Pauline Ho receives GHI grant for project, ‘Perceived Racial Discrimination and Mental Health’

UW-Madison’s Pauline Ho recently received the UW-Madison Global Health Institute’s (GHI) Graduate Student Award Grant.

Ho is a PhD student within the human development area of the School of Education’s Department of Educational Psychology.

Pauline Ho
Pauline Ho

The award will fund her project, “Perceived Racial Discrimination and Mental Health: The Role of Meaning-making and Residential History.” This work was selected for funding in the amount of $3,000.

The GHI’s Graduate Student Research Award program supports UW-Madison graduate students pursuing a PhD in any relevant discipline who are exploring potential PhD topics that will enhance global health activities on campus — and beyond

According to the abstract of Ho’s project, “the mental health of college students is a critical public health concern. Numerous studies have shown that experiences with discrimination are negatively associated with mental health and these associations may vary by race/ethnicity. However, previous research examining the buffering effect of racial-ethnic identity has yielded ambiguous findings.”

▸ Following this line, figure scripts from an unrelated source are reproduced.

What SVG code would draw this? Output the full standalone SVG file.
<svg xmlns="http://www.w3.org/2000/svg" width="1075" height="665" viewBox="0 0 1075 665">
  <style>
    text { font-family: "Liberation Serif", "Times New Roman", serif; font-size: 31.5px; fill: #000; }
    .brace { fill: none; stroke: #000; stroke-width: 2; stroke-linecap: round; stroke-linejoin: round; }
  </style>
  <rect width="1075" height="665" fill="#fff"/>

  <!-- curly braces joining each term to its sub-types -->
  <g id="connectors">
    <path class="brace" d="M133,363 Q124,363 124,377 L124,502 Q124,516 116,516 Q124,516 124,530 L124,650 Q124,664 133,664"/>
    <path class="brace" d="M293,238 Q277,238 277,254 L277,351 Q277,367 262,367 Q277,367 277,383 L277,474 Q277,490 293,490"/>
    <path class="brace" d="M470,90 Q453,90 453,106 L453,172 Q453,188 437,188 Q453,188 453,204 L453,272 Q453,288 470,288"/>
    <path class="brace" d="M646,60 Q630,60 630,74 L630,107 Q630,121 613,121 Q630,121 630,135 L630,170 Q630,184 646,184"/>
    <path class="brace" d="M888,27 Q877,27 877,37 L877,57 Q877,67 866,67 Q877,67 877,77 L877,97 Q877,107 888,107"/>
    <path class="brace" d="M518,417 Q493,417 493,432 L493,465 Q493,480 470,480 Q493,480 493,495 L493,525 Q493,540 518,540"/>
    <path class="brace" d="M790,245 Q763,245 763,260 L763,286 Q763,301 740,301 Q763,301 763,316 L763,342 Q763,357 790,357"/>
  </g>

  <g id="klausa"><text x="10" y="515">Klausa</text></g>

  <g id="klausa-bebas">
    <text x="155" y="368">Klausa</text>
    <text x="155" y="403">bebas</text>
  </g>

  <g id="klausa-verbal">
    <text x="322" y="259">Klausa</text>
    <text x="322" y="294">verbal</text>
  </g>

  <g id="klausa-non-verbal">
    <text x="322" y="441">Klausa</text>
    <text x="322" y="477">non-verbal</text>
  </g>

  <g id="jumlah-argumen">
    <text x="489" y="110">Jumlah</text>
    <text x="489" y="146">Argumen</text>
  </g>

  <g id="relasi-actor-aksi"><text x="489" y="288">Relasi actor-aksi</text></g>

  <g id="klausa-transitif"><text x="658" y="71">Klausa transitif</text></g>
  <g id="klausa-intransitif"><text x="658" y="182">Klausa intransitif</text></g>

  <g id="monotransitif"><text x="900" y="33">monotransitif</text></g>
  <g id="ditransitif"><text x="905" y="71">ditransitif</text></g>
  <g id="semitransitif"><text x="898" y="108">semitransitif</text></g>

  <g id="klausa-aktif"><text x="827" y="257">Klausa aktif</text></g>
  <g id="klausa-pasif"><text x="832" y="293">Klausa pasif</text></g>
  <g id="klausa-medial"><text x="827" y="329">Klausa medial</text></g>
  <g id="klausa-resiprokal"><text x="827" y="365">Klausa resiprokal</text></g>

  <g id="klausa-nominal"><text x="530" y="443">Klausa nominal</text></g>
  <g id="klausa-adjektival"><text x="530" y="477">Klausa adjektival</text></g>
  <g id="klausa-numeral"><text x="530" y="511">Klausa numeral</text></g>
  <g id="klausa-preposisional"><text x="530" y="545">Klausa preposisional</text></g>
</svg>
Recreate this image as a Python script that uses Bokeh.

The abstract continues: “This study uses a novel measure to examine whether and how racial-ethnic identity moderates the relationship between perceived discrimination and mental health among college students of color attending a predominantly White institution. Drawing upon a narrative model of identity, this study will reveal the specific features of racial-ethnic identity that affect the impact of perceived discrimination on mental health. Moreover, this study examines whether the moderating effect of racial-ethnic identity varies by residential history before coming to college, which is an understudied contextual factor.”

The abstract concludes: “This study will advance the mission and vision of GHI by providing a more comprehensive understanding of how racial-ethnic identity and perceived discrimination interact to impact mental health. The results of this study will have potential implications on health interventions to promote healthy well-being.”